Task prompt:
Report every line in the listing below where the string "LaTeX" shows up.

Provided material:
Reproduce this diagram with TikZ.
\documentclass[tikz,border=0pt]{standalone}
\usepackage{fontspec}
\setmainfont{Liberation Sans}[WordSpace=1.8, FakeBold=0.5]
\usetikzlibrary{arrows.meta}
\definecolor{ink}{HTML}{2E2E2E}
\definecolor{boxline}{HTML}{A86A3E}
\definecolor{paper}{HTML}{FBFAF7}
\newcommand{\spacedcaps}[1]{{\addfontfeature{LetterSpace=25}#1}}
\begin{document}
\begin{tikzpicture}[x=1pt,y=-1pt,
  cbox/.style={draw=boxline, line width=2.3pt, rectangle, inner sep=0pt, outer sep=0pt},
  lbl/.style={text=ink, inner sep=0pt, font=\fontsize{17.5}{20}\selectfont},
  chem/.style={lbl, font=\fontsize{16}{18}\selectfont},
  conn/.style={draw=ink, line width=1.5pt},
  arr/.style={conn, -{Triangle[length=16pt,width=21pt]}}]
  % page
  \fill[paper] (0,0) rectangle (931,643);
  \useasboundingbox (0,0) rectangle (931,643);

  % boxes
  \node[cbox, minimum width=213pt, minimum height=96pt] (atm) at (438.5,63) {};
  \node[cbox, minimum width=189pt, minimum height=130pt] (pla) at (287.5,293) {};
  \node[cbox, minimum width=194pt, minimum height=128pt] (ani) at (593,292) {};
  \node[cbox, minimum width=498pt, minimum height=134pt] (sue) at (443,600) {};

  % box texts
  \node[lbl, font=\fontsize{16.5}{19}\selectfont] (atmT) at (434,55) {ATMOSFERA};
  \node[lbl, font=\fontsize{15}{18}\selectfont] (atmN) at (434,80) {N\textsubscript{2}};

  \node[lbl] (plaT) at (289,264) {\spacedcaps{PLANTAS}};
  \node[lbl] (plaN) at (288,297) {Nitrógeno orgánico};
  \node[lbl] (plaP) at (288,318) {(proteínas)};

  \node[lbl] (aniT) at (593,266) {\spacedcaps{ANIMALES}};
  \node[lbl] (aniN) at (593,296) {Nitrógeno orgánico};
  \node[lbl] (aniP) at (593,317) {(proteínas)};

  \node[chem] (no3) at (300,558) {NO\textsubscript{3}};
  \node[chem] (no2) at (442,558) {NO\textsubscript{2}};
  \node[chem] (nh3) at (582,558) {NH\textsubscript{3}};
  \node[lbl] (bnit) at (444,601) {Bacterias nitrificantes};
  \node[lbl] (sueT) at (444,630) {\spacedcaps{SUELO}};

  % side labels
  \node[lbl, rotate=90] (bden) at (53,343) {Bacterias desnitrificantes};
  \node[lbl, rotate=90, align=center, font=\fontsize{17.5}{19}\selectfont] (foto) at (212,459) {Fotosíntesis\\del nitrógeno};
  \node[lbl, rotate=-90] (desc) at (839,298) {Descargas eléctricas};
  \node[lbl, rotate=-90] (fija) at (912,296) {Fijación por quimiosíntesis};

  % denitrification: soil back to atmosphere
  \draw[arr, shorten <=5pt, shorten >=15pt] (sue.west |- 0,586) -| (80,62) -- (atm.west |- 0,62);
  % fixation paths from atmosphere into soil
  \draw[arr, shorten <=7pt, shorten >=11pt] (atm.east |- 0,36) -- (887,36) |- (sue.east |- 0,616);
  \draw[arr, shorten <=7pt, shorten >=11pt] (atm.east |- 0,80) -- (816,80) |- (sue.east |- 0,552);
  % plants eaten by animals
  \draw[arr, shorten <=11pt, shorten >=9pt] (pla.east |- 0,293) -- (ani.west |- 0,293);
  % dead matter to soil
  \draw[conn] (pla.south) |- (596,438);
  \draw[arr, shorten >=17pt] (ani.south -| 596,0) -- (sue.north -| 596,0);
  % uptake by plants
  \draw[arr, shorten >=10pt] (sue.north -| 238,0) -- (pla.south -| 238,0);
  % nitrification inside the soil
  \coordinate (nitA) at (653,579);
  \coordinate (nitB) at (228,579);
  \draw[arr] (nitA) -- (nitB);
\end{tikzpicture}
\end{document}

==

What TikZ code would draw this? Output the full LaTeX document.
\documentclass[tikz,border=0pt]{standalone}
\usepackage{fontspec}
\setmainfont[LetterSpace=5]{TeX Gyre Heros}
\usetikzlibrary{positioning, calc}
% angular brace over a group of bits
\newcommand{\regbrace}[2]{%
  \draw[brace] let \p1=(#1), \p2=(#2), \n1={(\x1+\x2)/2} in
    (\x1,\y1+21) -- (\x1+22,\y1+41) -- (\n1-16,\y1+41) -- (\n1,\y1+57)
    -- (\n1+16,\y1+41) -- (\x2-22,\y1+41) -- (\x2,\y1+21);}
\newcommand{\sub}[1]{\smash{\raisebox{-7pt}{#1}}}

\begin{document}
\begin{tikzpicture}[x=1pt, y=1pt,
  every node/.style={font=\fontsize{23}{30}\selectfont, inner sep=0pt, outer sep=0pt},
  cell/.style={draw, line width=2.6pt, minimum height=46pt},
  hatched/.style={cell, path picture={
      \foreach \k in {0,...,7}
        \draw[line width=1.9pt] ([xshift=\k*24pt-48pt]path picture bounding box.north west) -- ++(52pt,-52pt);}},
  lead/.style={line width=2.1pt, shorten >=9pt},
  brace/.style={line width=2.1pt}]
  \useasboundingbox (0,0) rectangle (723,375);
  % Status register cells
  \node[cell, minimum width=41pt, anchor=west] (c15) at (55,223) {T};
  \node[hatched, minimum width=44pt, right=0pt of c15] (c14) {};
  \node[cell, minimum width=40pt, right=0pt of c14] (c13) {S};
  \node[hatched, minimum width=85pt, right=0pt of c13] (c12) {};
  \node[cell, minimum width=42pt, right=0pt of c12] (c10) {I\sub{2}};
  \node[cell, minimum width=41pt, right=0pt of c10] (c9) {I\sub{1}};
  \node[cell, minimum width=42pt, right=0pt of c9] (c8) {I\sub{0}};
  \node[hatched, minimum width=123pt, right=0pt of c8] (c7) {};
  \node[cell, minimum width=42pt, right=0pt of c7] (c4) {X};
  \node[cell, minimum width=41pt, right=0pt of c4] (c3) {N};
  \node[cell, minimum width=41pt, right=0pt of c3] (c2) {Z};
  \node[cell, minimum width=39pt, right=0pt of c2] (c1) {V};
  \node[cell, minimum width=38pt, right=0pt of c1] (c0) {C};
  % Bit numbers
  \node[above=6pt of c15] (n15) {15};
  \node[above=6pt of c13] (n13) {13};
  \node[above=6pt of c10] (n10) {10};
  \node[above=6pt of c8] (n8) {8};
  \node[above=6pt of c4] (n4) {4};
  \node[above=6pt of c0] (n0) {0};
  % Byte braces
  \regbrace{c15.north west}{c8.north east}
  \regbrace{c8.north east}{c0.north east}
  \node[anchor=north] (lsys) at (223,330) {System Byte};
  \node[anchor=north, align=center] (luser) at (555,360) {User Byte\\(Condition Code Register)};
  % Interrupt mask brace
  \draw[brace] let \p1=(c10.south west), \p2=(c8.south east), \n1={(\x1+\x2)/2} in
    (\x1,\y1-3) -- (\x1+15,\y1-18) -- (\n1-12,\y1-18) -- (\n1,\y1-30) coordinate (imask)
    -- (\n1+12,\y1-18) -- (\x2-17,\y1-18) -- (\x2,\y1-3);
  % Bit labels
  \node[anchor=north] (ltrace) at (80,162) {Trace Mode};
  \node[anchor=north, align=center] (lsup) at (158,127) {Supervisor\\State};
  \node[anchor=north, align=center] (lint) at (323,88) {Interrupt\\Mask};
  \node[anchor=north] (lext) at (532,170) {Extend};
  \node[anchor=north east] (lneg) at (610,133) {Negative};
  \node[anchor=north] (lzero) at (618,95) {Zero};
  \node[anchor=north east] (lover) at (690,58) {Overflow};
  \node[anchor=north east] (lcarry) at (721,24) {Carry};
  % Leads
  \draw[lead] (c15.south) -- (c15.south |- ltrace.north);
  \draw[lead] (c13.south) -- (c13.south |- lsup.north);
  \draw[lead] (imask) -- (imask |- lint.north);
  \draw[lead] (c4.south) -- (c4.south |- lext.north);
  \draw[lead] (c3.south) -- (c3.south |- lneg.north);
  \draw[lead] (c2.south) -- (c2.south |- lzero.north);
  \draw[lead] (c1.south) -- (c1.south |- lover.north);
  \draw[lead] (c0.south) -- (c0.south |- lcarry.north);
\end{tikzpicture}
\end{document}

* * *

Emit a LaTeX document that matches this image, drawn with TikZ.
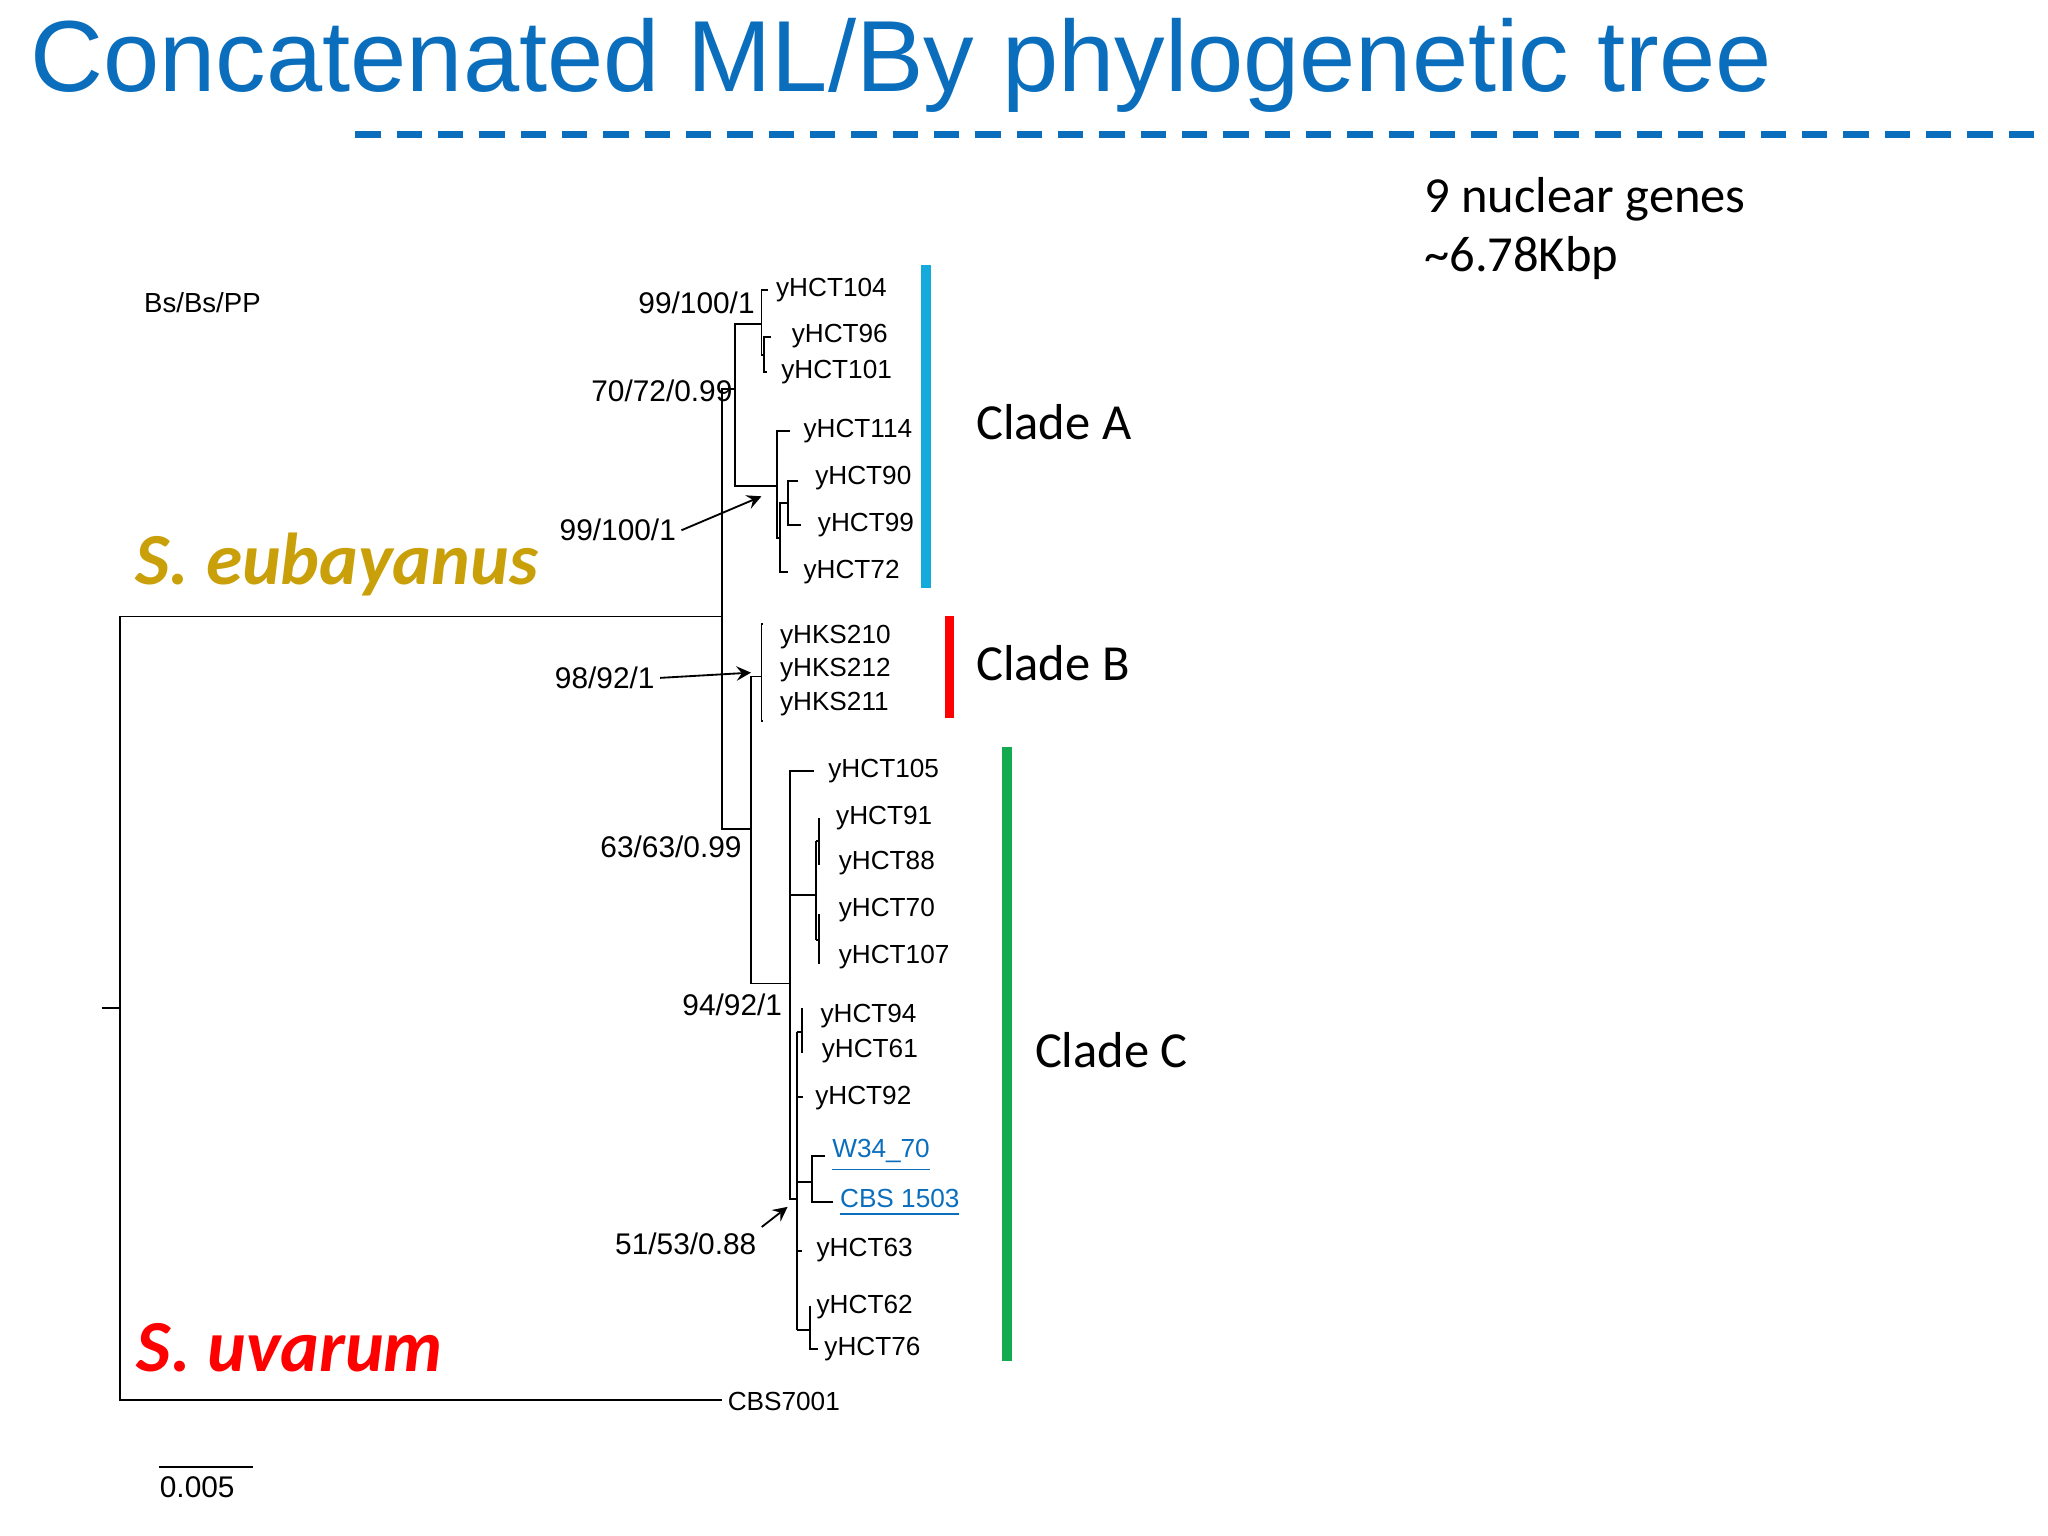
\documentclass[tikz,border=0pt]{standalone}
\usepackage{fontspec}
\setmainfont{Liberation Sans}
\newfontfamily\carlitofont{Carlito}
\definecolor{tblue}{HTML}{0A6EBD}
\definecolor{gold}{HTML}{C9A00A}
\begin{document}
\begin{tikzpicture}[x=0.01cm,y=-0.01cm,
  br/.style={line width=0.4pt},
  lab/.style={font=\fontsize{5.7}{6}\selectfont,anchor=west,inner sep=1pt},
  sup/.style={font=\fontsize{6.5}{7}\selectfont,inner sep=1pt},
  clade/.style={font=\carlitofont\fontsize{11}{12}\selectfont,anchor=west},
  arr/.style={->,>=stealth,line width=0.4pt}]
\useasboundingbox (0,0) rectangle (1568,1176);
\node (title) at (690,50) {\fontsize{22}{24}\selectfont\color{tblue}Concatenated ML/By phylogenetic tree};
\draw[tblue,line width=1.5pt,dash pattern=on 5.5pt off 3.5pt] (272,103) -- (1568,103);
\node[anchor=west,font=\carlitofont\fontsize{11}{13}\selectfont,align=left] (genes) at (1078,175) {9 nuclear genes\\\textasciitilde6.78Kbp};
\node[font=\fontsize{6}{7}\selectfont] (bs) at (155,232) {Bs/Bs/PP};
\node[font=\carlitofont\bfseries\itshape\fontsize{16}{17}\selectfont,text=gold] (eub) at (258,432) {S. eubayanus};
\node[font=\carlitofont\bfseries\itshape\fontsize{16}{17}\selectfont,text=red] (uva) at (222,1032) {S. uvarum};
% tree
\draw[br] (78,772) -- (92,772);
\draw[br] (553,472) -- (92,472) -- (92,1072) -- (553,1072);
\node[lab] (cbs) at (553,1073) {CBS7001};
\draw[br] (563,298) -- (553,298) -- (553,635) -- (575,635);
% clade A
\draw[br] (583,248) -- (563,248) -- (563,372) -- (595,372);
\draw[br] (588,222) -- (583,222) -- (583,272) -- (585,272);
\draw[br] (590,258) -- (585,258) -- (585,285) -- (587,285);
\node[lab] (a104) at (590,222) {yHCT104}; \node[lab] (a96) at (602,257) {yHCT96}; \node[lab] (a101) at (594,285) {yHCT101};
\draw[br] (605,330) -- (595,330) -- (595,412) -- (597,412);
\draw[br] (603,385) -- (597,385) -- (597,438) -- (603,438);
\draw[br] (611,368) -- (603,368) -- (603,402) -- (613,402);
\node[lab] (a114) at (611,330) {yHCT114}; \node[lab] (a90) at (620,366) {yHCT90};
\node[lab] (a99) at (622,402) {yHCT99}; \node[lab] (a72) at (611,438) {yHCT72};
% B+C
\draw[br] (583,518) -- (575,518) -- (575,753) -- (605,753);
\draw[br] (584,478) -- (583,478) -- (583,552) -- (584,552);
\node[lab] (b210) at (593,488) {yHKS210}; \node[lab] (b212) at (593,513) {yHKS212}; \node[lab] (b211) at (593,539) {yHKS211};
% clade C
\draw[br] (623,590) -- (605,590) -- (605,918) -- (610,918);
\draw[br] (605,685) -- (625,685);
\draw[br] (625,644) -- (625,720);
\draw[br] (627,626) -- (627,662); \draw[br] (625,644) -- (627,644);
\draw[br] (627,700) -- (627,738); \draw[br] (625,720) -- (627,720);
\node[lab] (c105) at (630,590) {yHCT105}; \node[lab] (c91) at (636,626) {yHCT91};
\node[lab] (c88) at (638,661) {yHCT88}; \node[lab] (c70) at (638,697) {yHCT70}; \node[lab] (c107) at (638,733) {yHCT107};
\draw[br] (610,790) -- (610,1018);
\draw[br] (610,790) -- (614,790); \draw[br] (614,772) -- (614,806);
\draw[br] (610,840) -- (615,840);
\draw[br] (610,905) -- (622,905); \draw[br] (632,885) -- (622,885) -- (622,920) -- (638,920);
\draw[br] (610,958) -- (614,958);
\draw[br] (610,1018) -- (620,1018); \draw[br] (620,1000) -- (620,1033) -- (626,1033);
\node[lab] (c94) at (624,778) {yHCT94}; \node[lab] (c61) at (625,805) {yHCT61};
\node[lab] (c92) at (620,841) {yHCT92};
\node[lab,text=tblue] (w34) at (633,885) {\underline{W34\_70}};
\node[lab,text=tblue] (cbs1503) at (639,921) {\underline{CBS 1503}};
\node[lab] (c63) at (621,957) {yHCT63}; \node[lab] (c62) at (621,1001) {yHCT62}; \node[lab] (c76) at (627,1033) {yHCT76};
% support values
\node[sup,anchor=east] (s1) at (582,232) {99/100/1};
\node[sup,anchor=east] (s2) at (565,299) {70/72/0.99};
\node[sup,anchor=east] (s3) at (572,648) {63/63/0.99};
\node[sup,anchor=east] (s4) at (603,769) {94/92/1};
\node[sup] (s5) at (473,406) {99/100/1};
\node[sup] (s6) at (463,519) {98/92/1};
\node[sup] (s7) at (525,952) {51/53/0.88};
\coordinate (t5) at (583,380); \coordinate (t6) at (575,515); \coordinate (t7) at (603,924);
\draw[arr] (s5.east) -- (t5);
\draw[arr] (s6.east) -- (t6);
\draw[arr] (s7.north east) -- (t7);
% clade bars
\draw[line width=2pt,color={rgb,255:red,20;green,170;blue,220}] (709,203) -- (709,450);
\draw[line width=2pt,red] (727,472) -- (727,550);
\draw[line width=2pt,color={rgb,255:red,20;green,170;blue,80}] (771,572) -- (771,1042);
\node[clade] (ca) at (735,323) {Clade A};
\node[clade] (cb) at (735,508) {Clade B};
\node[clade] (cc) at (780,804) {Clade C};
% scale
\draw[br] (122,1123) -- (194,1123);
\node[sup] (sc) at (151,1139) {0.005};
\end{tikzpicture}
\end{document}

Solution to the problem:
What TikZ code would draw this? Output the full LaTeX document.
Emit a LaTeX document that matches this image, drawn with TikZ.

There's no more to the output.